Tourists can get into some questionable situations — often because of their own doing. One video shared on the Tourons of National Parks (@touronsofnationalparks) Instagram page is showing the lengths tourons — a combination of “tourist” and “moron” — will go to get into precarious spaces with wildlife.
The video was shot in Estes Park, Colorado, and shows one tourist getting dangerously close to an elk on a crowded street. The elk approaches the tourist on the sidewalk before bowing its massive antlers down at the individual, then walking away down another sidewalk.
This tourist isn’t the only one who has had a close run-in with a massive elk. Another individual got dangerously close to one in Estes Park, and it did the same bowing motion with its head.
This behavior may have been indicative of the animal’s next move: to charge toward the tourist. A failure to move out of the way of the massive animal may lead to a dangerous altercation, such as when a tourist was mauled by a bison in Yellowstone National Park.
Elk are very agile creatures who can be aggressive without warning — especially during the fall rut season, while female elk are most active and territorial during the spring calving season. Therefore, you should avoid getting close to an elk altogether.
Ideally, people should stay at least three bus lengths from the animals at any time and never get between a cow (female elk) and her calf.

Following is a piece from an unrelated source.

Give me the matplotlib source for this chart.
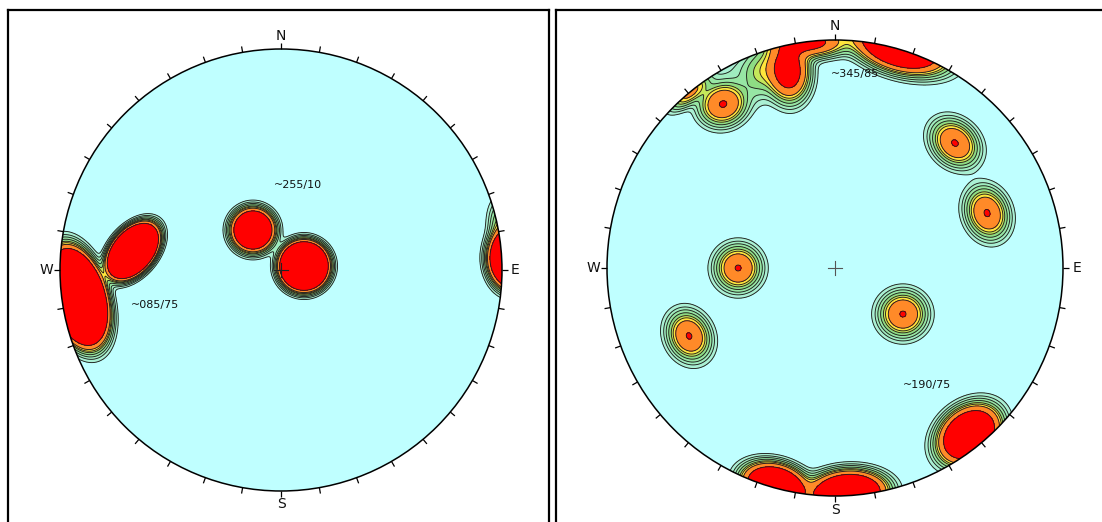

Elk who are considering attacking will typically grind their teeth or become visually agitated before moving forward with their sharp antlers. This can cost tourists, like the one in the video, a limb or even their life.
Other users were appalled by the touron’s lack of awareness and respect for the elk. “We are so fortunate that animals are smarter than we are,” one user shared.
“Seriously what is wrong with these people,” another user wrote.